Origins and destiny are difficult to disentangle—far more difficult than the Moynists would have us believe. What is born in perfection can only persist or decline. What is wholly corrupt from the beginning can never come to good in the end. For this reason, we need to know where we come from as much as where we are going. Genealogy can serve the critical function of exposing lies and half-truths about our past by forcing us to confront their crippling and distorting effects on the present. But we need more than genealogies to know who we are, and who we ought to become. The problem with the Moynist critique of postwar liberalism is not that it gets the history wrong, but that it lacks an account of human nature, or of the material and social conditions that delimit human potential.

The Invention of Prehistory confronts humanity with the horror of its own self-invention. But it is hard to see how its summons to endless reinvention could either overcome historical injustice or prevent its recurrence. At the horizon of redemption, this is a worldview that pits the future against the past, making against being—even freedom against love. “Can we still identify with the ‘birth’ of humanity?” Geroulanos asks. “We should not. For there to be any future for humanity, we must see that the deep past, however enchanting, isn’t worthy of our love. It must become another time.” Such studied disdain for the human past finds its proper antithesis—and the unity of humanity finds its most profound grounding—in the biblical account of creation. We are not cyborgs, we are creatures, and as creatures our freedom does not stem from self-assertion but from our relation to the creator who formed us in reason and love. 

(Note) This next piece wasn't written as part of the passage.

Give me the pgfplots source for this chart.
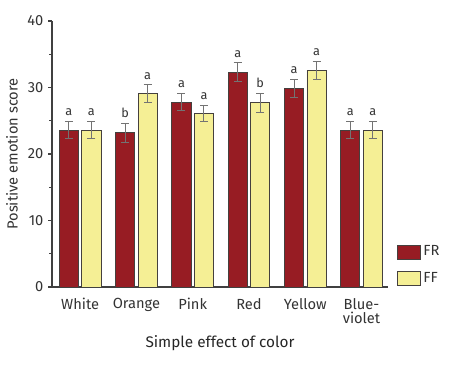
\documentclass[border=0pt]{standalone}
\usepackage{pgfplots}
\pgfplotsset{compat=1.18}
\usepackage{pgfplotstable}
\usepackage{fontspec}
\setmainfont{Fira Sans}
\definecolor{frcol}{HTML}{971C23}
\definecolor{ffcol}{HTML}{F5EF95}
\definecolor{edge}{HTML}{45403E}
\definecolor{txt}{HTML}{333333}
\pgfplotstableread{
x FR FRe FRl FF FFe FFl
0 23.6 1.3 a 23.6 1.3 a
1 23.2 1.4 b 29.1 1.3 a
2 27.8 1.3 a 26.1 1.25 a
3 32.3 1.4 a 27.7 1.4 b
4 29.9 1.35 a 32.6 1.35 a
5 23.6 1.3 a 23.6 1.3 a
}\datatable
\begin{document}
\begin{tikzpicture}
\useasboundingbox (0,0) rectangle (337.5pt,277.5pt);
\begin{axis}[
  at={(39pt,62.25pt)}, anchor=south west,
  width=252pt, height=199.5pt, scale only axis,
  xmin=-0.5, xmax=5.47, ymin=0, ymax=40,
  axis x line*=bottom, axis y line*=left,
  axis line style={draw=black!75, line width=0.8pt, -},
  xtick={0,1,2,3,4,5},
  xticklabels={White,Orange,Pink,Red,Yellow,{Blue-\\violet}},
  xticklabel style={align=center, font=\fontsize{11}{10.5}\selectfont, text=txt, yshift=-2pt},
  x tick style={draw=none},
  ytick={0,10,20,30,40},
  minor ytick={5,15,25,35},
  tick align=outside,
  major tick length=3pt, minor tick length=2pt,
  y tick style={draw=black!75, line width=0.8pt},
  yticklabel style={font=\fontsize{11}{12}\selectfont, text=txt},
  /pgf/number format/assume math mode=true,
  ylabel={Positive emotion score},
  ylabel style={at={(axis description cs:-0.119,0.5)}, anchor=center, font=\fontsize{11}{12}\selectfont, text=txt},
  xlabel={Simple effect of color},
  xlabel style={at={(axis description cs:0.5,-0.21)}, anchor=center, font=\fontsize{11.5}{12}\selectfont, text=black!85},
  legend style={at={(axis description cs:1.027,0)}, anchor=south west, draw=none, fill=none,
    inner sep=0pt, font=\fontsize{11}{12}\selectfont, text=txt, row sep=6.5pt},
  legend cell align=left,
  legend image code/.code={\draw[#1, draw=edge, line width=0.6pt] (0pt,-5.25pt) rectangle (17pt,5.25pt);},
  error bars/error bar style={draw=black!55, line width=0.7pt},
  error bars/error mark options={draw=black!55, line width=0.7pt, mark size=3pt, rotate=90},
]
\addplot[ybar, bar width=0.34, bar shift=0, fill=frcol, draw=edge, line width=0.6pt,
  error bars/.cd, y dir=both, y explicit]
  table[x expr=\thisrow{x}-0.2, y=FR, y error=FRe] {\datatable};
\addlegendentry{FR}
\addplot[ybar, bar width=0.34, bar shift=0, fill=ffcol, draw=edge, line width=0.6pt,
  error bars/.cd, y dir=both, y explicit]
  table[x expr=\thisrow{x}+0.2, y=FF, y error=FFe] {\datatable};
\addlegendentry{FF}
\addplot[forget plot, draw=none, nodes near coords, point meta=explicit symbolic,
  nodes near coords style={anchor=south, font=\fontsize{9.5}{10}\selectfont, text=txt, inner sep=1pt, yshift=3pt}]
  table[x expr=\thisrow{x}-0.2, y expr=\thisrow{FR}+\thisrow{FRe}, meta=FRl] {\datatable};
\addplot[forget plot, draw=none, nodes near coords, point meta=explicit symbolic,
  nodes near coords style={anchor=south, font=\fontsize{9.5}{10}\selectfont, text=txt, inner sep=1pt, yshift=3pt}]
  table[x expr=\thisrow{x}+0.2, y expr=\thisrow{FF}+\thisrow{FFe}, meta=FFl] {\datatable};
\end{axis}
\end{tikzpicture}
\end{document}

Modern thought cannot help but perceive this relation as a threat to human autonomy, but it has the advantage of establishing a clearer norm against injustice than any anti-essentialist alternative. At times, Geroulanos almost says that prehistorical homo sapiens and modern humans are just different species: “The animals we call Homo had horizons vastly different than we do.… Just as it is ludicrous to look fifty or two hundred thousand years into the future and pretend we are the origin of the people hopefully living then, it is folly to glance just as far or further into the past and declare that we are the same as those humans long ago.” Yet as Hannah Arendt once noted—echoing St. Augustine—adherents to biblical faith cannot go down this path. The descent of humanity from a single pair of common ancestors whose sins and hopes are still our own militates against the cruelty of one to another, not on the basis of any intangible humanist “dignity,” but something more visceral: They share one blood, one Father.